Classic too-much, too-soon. Your oven’s running hot, or your pizza was too close to the bottom heat source. Next time, use the middle rack, not the lower one. And don’t go above 400°F unless you’re doing Thin Crust and watching it like a hawk.
“Can I add more cheese before baking?”
Yes — but sparingly. Overload the top and you trap steam, which softens the crust and floods the toppings. Want more cheese? Add it halfway through the bake. That’s when the original layer is already melting and the crust has set its shape.
“Why is the cheese bubbling over and burning onto my oven floor?”
Because you went rogue. Either you added too much, or it shifted in the oven. Use a baking sheet with a lip next time, or place a piece of foil under the rack (not under the pizza). Clean ovens are great. Cheese-scented fire alarms, not so much.
“Is it safe to microwave leftover slices?”
Safe? Sure. Satisfying? Not unless you like hot rubber. If it’s your only option, nuke the slice on a paper towel for 30–45 seconds, then crisp the bottom in a dry pan. That two-step saves texture and keeps the crust from turning into sadness.
“Can I make it better than the box says?”
That’s what we’ve been doing this whole time. Preheat longer. Rotate halfway. Check the bottom. Finish with chili oil or a little garlic butter crust brush. You don’t have to reinvent frozen pizza — you just have to treat it like it deserves to be eaten.
“How do I know when it’s actually done?”
Forget the timer. Forget the box. Use your eyes and a spatula:
- The crust should be golden and crisp underneath, not pale or gummy.
- The cheese should bubble and brown — not just melt.
- The center should hold up when you lift a slice. No flop, no slide.
That’s your finish line. The rest? Just noise
That’s it. No secrets. Just care, heat, and a little intention. Because frozen pizza isn’t about pretending it’s something else. It’s about getting the most out of what it is — and knowing that, on the right night, with the right bake, DiGiorno can hit like you actually planned this meal.
Final Thoughts: Frozen, But Far From Forgettable
Look — nobody’s pretending DiGiorno is fine dining. You didn’t pull this out of a wood-fired oven, or stretch the dough yourself, or source mozzarella from a dairy co-op in northern Vermont. You pulled it from the freezer. That’s not shame — that’s efficiency.
But frozen doesn’t have to mean soulless. It doesn’t have to mean soggy, uneven, or eaten out of the box like a raccoon over a trash fire. And the fact that you’re still reading this? Means you care. Means you’re the kind of person who wants that crust just a little more golden, that cheese a little more layered, that last slice to taste like it was baked for you — not just thawed for survival.
That’s why I wrote this. Not to sell you on frozen pizza. You already bought it. I just want you to cook it like you meant to.

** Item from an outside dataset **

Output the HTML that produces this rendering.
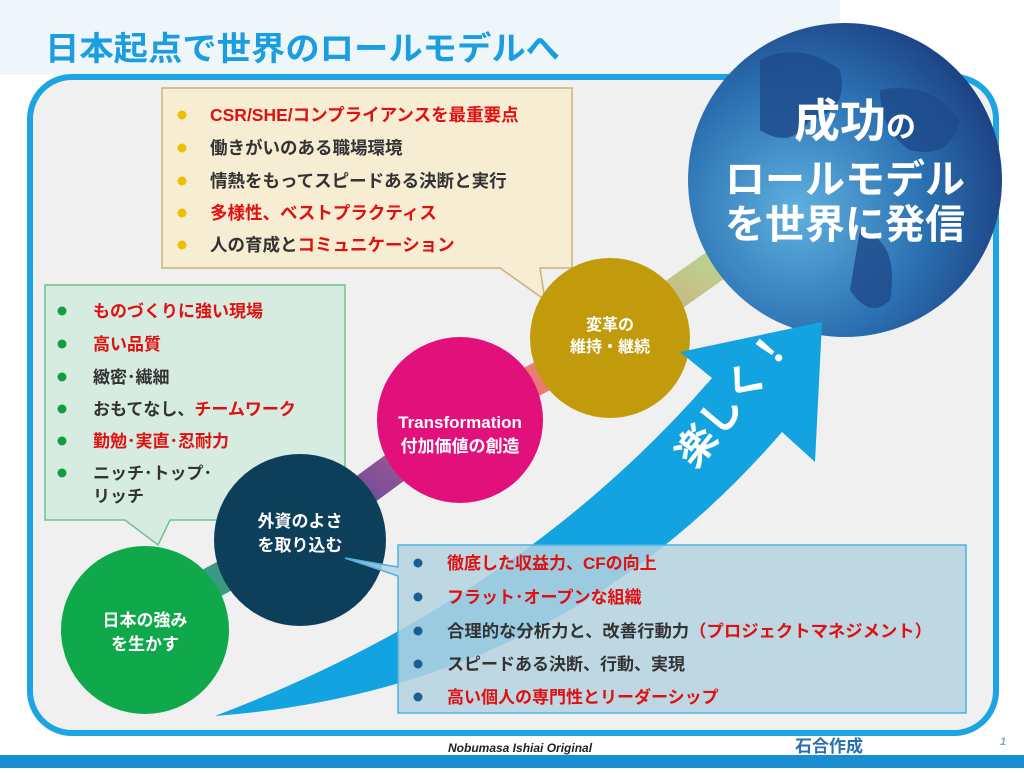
<!DOCTYPE html>
<html><head><meta charset="utf-8"><style>
body{margin:0;width:1024px;height:768px;overflow:hidden;background:#fff;font-family:"Liberation Sans","Noto Sans CJK JP",sans-serif;}
svg text{font-family:"Liberation Sans","Noto Sans CJK JP",sans-serif;font-weight:bold;}
</style></head><body>
<svg width="1024" height="768" viewBox="0 0 1024 768">
<defs>
<radialGradient id="globe" cx="0.35" cy="0.6" r="0.7">
<stop offset="0" stop-color="#5fb0e0"/><stop offset="0.6" stop-color="#2a6fb0"/><stop offset="1" stop-color="#1c3f80"/></radialGradient>
<linearGradient id="rib" x1="0" y1="1" x2="1" y2="0">
<stop offset="0" stop-color="#2bb07a"/><stop offset="0.3" stop-color="#6a4aa0"/><stop offset="0.6" stop-color="#f07070"/><stop offset="1" stop-color="#b8d890"/></linearGradient>
</defs>
<rect x="0" y="0" width="840" height="75" fill="#eef6fa"/>
<text x="45" y="60" font-size="33" fill="#1a9ee0" textLength="515" lengthAdjust="spacingAndGlyphs">日本起点で世界のロールモデルへ</text>
<rect x="30" y="77" width="966" height="656" rx="42" fill="#f0f0f0" stroke="#1ea3e3" stroke-width="6"/>
<path d="M180,600 L310,530 L460,420 L610,340 L730,255" stroke="url(#rib)" stroke-width="32" fill="none"/>
<circle cx="845" cy="180" r="157" fill="url(#globe)"/>
<path d="M760,60 Q800,40 840,70 Q850,110 810,120 Q790,150 760,130 Z M880,90 Q930,80 960,120 Q950,160 910,150 Q880,130 880,90 Z M860,230 Q900,240 890,300 Q870,320 850,290 Z" fill="#1e4a8a" opacity="0.8"/>
<text x="855" y="137" font-size="46" fill="#fff" text-anchor="middle">成功<tspan font-size="30">の</tspan></text>
<text x="845" y="193" font-size="40" fill="#fff" text-anchor="middle">ロールモデル</text>
<text x="845" y="238" font-size="40" fill="#fff" text-anchor="middle">を世界に発信</text>
<path d="M162,88 H572 V268 H540 L545,300 L500,268 H162 Z" fill="#f6edd2" stroke="#c9b27a" stroke-width="1.5"/>
<g font-size="17.5">
<circle cx="182" cy="115" r="4.5" fill="#f0c000"/><text x="210" y="121" fill="#e01010">CSR/SHE/コンプライアンスを最重要点</text>
<circle cx="182" cy="148" r="4.5" fill="#f0c000"/><text x="210" y="154" fill="#333">働きがいのある職場環境</text>
<circle cx="182" cy="181" r="4.5" fill="#f0c000"/><text x="210" y="187" fill="#333">情熱をもってスピードある決断と実行</text>
<circle cx="182" cy="213" r="4.5" fill="#f0c000"/><text x="210" y="219" fill="#e01010">多様性、ベストプラクティス</text>
<circle cx="182" cy="245" r="4.5" fill="#f0c000"/><text x="210" y="251" fill="#333">人の育成と<tspan fill="#e01010">コミュニケーション</tspan></text>
</g>
<path d="M45,285 H345 V520 H170 L158,545 L125,520 H45 Z" fill="#d6ece0" stroke="#70c090" stroke-width="1.5"/>
<g font-size="17">
<circle cx="62" cy="311" r="4.5" fill="#10a040"/><text x="93" y="317" fill="#e01010">ものづくりに強い現場</text>
<circle cx="62" cy="344" r="4.5" fill="#10a040"/><text x="93" y="350" fill="#e01010">高い品質</text>
<circle cx="62" cy="377" r="4.5" fill="#10a040"/><text x="93" y="383" fill="#333">緻密･繊細</text>
<circle cx="62" cy="409" r="4.5" fill="#10a040"/><text x="93" y="415" fill="#333">おもてなし、<tspan fill="#e01010">チームワーク</tspan></text>
<circle cx="62" cy="441" r="4.5" fill="#10a040"/><text x="93" y="447" fill="#e01010">勤勉･実直･忍耐力</text>
<circle cx="62" cy="473" r="4.5" fill="#10a040"/><text x="93" y="479" fill="#333">ニッチ･トップ･</text>
<text x="93" y="502" fill="#333">リッチ</text>
</g>
<circle cx="610" cy="338" r="80" fill="#c29b0c"/>
<text x="610" y="330" font-size="16" fill="#fff" text-anchor="middle">変革の</text>
<text x="610" y="352" font-size="16" fill="#fff" text-anchor="middle">維持・継続</text>
<circle cx="460" cy="420" r="83" fill="#e2107b"/>
<text x="460" y="428" font-size="17" fill="#fff" text-anchor="middle">Transformation</text>
<text x="460" y="452" font-size="17" fill="#fff" text-anchor="middle">付加価値の創造</text>
<path d="M215,716 Q560,690 782,432 L815,462 L822,322 L680,352 L712,378 Q520,600 215,716 Z" fill="#12a3e0"/>
<text x="0" y="0" font-size="40" fill="#fff" transform="translate(695,470) rotate(-52)">楽しく！</text>
<circle cx="300" cy="540" r="86" fill="#0d3e5a"/>
<text x="300" y="527" font-size="17" fill="#fff" text-anchor="middle">外資のよさ</text>
<text x="300" y="551" font-size="17" fill="#fff" text-anchor="middle">を取り込む</text>
<circle cx="145" cy="630" r="84" fill="#0fa84a"/>
<text x="145" y="626" font-size="17" fill="#fff" text-anchor="middle">日本の強み</text>
<text x="145" y="650" font-size="17" fill="#fff" text-anchor="middle">を生かす</text>
<path d="M398,545 H966 V713 H398 V576 L345,558 L398,567 Z" fill="#b4d2e0" fill-opacity="0.85" stroke="#4ab3e3" stroke-width="1.5"/>
<g font-size="17">
<circle cx="418" cy="563" r="4.5" fill="#1a5f90"/><text x="447" y="569" fill="#e01010">徹底した収益力、CFの向上</text>
<circle cx="418" cy="597" r="4.5" fill="#1a5f90"/><text x="447" y="603" fill="#e01010">フラット･オープンな組織</text>
<circle cx="418" cy="631" r="4.5" fill="#1a5f90"/><text x="447" y="637" fill="#333" textLength="485" lengthAdjust="spacingAndGlyphs">合理的な分析力と、改善行動力<tspan fill="#e01010">（プロジェクトマネジメント）</tspan></text>
<circle cx="418" cy="664" r="4.5" fill="#1a5f90"/><text x="447" y="670" fill="#333">スピードある決断、行動、実現</text>
<circle cx="418" cy="697" r="4.5" fill="#1a5f90"/><text x="447" y="703" fill="#e01010">高い個人の専門性とリーダーシップ</text>
</g>
<text x="448" y="752" font-size="12" fill="#222" font-style="italic" font-weight="normal">Nobumasa Ishiai Original</text>
<text x="795" y="752" font-size="17" fill="#2a6fb0">石合作成</text>
<text x="1000" y="745" font-size="11" fill="#7ab" font-style="italic">1</text>
<rect x="0" y="755" width="1024" height="13" fill="#1a8ed0"/>
</svg>
</body></html>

Like the box isn’t the end of the story — just the first draft. And once you get the hang of it, once you start trusting your eyes instead of the timer, adding that drizzle of hot honey, rotating halfway through because you know your oven — that’s when frozen pizza stops being “fine” and starts being a small, stupid victory you can actually look forward to.
So next time you slide one into the oven, do it with purpose. Set the heat. Prep your tray. Pour something cold. And when it comes out just right, when the crust sings and the cheese bubbles like it’s proud to be there — take that first bite standing at the counter. No plate. No apologies.
Just good pizza. Because you made it that way.